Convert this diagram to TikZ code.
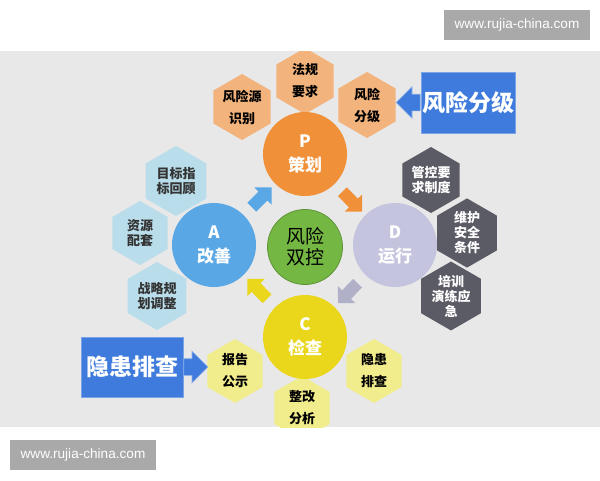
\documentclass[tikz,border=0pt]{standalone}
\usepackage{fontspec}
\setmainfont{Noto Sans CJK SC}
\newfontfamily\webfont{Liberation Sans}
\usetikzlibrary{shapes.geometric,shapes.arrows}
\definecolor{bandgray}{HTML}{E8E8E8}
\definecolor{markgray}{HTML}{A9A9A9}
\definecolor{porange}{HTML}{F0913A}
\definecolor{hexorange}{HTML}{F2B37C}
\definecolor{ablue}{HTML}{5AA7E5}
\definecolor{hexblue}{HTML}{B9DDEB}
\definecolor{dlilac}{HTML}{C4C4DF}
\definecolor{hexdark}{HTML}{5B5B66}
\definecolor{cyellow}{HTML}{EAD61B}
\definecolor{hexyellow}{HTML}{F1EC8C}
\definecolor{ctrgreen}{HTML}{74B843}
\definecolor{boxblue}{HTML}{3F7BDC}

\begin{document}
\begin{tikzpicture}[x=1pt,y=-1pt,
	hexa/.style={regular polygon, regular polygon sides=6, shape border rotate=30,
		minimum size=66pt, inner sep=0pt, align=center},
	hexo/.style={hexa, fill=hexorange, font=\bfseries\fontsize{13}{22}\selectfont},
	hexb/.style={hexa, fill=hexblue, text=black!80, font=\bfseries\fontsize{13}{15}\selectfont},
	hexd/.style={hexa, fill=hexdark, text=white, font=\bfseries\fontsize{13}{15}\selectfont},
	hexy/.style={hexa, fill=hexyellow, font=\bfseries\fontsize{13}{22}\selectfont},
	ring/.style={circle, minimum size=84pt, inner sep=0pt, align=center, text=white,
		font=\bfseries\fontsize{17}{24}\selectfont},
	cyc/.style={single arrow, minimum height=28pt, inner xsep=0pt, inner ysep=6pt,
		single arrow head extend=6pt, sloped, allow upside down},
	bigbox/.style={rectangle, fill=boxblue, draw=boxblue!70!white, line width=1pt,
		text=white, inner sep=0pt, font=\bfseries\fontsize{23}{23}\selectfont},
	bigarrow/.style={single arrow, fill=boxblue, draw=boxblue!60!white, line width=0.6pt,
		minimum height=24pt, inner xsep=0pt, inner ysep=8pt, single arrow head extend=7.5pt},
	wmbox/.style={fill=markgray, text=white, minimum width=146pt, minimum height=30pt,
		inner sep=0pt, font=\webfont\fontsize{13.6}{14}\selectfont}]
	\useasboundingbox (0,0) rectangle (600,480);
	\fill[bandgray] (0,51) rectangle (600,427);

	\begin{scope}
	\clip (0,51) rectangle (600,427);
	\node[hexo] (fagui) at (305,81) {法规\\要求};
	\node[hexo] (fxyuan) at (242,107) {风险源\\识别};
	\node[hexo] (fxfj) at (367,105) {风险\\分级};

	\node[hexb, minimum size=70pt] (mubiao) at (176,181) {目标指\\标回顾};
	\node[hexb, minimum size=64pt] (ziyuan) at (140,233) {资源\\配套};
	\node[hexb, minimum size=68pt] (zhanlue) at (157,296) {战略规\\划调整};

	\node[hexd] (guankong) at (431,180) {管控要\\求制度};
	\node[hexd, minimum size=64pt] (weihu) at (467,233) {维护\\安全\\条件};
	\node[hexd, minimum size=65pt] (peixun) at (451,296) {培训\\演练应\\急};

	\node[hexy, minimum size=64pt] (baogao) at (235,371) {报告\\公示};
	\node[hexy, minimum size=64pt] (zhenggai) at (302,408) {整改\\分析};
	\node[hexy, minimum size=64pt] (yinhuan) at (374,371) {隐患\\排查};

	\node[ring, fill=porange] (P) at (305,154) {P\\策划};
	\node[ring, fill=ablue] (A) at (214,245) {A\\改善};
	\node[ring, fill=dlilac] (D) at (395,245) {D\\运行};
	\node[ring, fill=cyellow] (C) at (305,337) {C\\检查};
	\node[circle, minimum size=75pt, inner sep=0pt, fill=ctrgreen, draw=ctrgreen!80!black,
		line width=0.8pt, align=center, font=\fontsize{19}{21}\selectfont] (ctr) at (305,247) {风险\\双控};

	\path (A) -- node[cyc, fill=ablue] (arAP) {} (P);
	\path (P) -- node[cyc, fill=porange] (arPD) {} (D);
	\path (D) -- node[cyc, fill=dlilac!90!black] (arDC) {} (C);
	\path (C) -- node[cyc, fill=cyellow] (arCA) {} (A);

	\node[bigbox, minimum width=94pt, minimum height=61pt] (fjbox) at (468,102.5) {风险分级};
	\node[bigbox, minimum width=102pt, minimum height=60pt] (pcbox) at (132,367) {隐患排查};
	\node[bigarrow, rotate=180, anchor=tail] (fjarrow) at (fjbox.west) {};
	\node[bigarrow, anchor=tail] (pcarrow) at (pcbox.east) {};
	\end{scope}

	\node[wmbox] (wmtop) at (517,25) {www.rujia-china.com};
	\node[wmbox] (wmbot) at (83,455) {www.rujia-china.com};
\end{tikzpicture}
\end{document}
================
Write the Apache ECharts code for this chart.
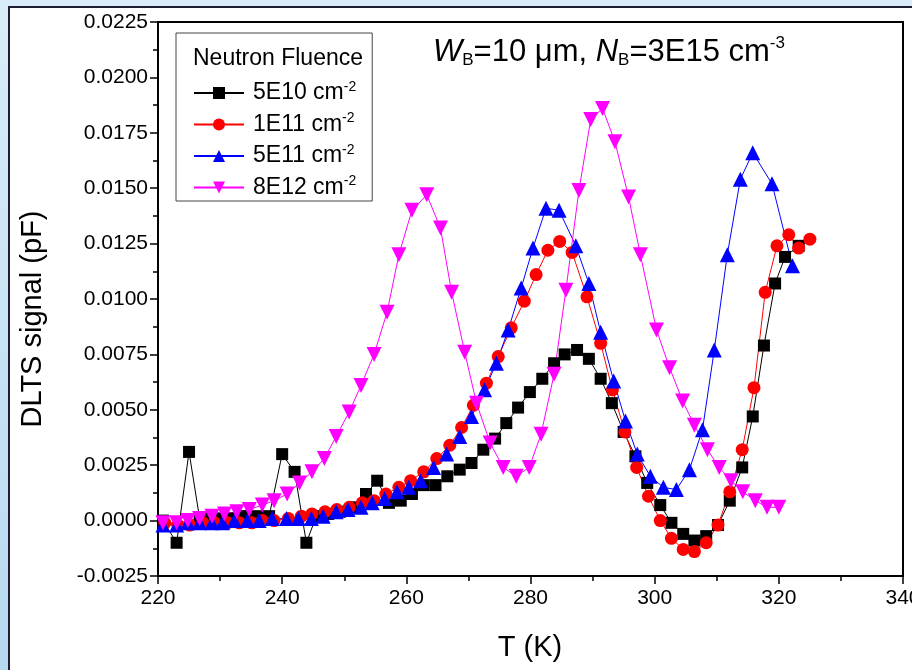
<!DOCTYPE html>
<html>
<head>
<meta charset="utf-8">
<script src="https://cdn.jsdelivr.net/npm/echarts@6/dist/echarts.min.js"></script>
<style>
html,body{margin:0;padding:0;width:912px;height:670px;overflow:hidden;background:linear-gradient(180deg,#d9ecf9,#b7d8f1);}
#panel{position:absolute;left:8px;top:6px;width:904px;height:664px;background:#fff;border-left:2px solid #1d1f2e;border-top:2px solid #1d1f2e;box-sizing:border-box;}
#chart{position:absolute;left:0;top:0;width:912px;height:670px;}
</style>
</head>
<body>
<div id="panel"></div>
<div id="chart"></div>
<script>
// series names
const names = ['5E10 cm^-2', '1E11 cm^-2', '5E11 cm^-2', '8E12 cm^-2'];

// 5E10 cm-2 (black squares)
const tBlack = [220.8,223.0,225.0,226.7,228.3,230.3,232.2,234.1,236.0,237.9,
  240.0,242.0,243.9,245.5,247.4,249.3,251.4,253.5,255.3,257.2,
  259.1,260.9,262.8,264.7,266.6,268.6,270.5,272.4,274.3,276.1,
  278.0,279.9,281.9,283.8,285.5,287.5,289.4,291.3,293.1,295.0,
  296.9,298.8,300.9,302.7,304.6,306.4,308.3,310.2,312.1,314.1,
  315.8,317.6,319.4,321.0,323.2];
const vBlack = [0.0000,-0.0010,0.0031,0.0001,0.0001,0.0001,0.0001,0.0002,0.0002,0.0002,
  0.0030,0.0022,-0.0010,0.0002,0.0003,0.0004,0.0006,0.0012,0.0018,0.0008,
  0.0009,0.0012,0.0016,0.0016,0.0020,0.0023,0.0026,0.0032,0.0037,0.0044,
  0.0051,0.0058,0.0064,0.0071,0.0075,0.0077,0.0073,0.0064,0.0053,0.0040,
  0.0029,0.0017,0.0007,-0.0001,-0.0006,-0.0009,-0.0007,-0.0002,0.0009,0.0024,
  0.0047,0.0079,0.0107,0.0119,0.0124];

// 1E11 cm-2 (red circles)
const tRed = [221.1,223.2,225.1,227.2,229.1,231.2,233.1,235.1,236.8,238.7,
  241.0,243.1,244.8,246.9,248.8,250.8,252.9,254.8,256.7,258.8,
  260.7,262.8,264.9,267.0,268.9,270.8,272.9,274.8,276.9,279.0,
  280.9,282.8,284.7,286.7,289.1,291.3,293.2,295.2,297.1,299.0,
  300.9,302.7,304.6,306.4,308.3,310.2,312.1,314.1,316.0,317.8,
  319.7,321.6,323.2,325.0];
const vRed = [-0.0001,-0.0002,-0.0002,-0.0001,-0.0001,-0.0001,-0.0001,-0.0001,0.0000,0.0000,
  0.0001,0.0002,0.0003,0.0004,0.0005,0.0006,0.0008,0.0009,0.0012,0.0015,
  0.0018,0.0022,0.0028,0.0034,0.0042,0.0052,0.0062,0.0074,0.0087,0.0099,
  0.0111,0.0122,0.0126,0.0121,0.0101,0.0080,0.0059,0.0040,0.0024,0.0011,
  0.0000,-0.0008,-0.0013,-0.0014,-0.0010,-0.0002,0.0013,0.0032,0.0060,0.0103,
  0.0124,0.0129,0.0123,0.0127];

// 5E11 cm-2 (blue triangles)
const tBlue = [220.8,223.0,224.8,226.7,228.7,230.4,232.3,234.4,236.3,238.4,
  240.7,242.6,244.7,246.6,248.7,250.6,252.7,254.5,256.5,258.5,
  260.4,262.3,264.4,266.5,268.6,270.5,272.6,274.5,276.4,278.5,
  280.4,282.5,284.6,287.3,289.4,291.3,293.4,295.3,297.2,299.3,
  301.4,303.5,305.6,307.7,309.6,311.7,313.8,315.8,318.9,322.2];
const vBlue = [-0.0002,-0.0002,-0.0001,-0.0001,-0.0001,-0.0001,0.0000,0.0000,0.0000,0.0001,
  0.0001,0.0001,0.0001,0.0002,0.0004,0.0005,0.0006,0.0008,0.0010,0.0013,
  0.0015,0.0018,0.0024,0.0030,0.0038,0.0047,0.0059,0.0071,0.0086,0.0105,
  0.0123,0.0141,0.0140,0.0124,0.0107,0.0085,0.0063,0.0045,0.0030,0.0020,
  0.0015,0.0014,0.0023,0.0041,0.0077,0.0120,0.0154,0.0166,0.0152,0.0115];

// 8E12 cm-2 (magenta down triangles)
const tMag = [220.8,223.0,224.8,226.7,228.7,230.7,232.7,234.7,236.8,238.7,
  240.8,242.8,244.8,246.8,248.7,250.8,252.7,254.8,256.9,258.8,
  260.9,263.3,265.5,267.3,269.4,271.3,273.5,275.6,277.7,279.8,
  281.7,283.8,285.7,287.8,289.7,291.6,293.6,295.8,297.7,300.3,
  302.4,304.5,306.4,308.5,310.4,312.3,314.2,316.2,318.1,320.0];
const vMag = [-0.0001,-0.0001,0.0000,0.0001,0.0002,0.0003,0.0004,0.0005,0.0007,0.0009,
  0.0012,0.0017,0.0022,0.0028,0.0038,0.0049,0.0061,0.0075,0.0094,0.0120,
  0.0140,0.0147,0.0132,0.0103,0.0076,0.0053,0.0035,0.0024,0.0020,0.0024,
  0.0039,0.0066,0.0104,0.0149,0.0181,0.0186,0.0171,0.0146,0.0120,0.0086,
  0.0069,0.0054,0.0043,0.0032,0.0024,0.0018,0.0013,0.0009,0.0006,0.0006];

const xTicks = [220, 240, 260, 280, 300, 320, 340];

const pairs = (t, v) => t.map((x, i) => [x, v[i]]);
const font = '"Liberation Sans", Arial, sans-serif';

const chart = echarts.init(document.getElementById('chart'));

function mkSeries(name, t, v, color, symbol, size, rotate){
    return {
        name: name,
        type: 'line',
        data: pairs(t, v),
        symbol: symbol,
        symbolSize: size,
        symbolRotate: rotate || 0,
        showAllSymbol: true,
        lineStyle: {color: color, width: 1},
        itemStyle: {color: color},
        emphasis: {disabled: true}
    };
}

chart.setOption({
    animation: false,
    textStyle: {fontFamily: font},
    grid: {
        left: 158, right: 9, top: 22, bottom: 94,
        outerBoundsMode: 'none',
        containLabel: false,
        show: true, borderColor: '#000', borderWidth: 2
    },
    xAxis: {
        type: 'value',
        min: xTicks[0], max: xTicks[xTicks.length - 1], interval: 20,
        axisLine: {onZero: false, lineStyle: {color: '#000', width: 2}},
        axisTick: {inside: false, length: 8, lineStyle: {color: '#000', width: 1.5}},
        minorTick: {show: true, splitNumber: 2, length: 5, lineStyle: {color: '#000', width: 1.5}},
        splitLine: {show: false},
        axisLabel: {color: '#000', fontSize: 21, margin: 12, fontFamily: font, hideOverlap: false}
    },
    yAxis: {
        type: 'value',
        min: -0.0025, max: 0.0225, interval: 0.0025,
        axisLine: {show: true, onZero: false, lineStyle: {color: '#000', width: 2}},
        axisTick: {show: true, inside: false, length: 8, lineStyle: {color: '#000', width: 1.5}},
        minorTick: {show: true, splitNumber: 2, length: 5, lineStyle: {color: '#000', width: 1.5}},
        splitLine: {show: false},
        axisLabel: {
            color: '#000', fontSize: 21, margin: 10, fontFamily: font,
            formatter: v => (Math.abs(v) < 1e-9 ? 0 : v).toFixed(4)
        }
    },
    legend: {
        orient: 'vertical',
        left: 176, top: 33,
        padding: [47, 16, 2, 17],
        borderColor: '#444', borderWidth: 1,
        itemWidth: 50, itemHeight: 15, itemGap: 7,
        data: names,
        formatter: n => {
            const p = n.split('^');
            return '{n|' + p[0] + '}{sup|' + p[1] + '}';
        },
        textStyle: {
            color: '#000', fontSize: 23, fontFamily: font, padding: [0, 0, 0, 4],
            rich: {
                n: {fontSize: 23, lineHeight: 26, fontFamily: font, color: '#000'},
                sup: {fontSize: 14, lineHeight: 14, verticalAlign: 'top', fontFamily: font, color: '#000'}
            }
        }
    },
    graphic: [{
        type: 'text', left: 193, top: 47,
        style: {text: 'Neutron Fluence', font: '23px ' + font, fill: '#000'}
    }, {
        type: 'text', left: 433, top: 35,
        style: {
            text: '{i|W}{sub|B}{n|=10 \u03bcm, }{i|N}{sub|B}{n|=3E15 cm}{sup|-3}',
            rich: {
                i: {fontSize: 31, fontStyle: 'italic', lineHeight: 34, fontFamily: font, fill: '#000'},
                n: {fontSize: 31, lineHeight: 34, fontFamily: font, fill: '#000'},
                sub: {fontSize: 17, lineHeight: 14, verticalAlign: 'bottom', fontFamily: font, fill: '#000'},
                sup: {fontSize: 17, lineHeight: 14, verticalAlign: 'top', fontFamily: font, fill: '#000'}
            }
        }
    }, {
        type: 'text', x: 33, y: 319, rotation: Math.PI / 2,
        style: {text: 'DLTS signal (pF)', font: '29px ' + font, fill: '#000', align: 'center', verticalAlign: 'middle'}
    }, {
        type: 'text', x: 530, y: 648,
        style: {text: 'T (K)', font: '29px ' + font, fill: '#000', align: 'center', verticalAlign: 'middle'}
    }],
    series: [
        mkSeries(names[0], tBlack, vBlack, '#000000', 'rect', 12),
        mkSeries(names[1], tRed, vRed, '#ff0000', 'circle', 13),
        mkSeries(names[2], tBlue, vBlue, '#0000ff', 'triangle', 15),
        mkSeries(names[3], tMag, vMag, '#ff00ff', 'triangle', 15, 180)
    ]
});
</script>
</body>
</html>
================
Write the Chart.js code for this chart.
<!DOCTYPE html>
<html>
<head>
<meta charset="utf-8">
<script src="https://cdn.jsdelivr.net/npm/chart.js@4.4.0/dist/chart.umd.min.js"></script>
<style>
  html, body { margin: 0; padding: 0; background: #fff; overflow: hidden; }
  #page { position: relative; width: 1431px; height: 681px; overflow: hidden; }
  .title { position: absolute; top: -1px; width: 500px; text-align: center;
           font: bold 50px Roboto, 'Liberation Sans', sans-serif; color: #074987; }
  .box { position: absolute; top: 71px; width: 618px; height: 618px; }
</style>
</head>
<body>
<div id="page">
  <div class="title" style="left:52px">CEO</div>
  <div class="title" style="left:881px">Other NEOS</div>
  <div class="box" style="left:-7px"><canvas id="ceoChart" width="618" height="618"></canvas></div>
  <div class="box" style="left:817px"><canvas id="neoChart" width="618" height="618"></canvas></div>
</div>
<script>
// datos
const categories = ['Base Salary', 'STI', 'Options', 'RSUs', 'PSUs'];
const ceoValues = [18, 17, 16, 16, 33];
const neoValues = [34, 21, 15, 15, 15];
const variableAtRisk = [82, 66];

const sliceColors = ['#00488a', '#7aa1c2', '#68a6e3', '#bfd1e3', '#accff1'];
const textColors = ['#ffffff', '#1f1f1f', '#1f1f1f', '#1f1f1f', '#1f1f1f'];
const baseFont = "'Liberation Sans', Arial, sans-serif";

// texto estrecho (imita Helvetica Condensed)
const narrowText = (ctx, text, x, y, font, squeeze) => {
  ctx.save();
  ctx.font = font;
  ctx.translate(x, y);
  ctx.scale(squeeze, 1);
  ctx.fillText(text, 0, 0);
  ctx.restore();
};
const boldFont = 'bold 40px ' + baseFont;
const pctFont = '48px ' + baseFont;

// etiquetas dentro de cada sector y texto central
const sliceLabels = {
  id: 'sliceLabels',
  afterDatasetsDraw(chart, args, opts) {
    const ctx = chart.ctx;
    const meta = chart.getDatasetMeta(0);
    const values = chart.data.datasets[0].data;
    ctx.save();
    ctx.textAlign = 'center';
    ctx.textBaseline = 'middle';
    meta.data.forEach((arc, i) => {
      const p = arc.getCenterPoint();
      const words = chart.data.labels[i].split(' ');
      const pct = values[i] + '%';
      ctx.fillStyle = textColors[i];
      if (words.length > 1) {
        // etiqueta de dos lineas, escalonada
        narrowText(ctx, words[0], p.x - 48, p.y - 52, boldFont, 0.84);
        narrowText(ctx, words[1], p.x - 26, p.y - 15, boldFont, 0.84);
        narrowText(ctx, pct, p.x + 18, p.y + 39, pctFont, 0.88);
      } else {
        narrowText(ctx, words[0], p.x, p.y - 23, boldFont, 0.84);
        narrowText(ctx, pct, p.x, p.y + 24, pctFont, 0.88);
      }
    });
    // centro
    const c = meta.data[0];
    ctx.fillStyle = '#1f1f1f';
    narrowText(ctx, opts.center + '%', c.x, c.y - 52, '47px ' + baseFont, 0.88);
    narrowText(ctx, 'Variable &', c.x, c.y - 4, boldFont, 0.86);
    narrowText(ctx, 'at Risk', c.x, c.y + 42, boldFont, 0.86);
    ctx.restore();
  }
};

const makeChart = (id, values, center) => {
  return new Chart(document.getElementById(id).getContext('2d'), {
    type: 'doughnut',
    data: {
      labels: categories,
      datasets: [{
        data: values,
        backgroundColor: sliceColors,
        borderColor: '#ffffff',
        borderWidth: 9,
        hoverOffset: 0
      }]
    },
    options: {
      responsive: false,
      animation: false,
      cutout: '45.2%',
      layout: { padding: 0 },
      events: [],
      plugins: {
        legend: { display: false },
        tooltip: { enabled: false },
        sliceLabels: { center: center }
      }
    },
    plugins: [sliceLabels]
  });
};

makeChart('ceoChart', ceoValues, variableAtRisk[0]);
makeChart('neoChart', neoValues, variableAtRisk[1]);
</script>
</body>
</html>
================
- _GOAL OF THE EXERCISE_
Scan the listing above for the word "Write" and show each line where it is found.

- _RESULT OF THE TASK_
Write the Apache ECharts code for this chart.
Write the Chart.js code for this chart.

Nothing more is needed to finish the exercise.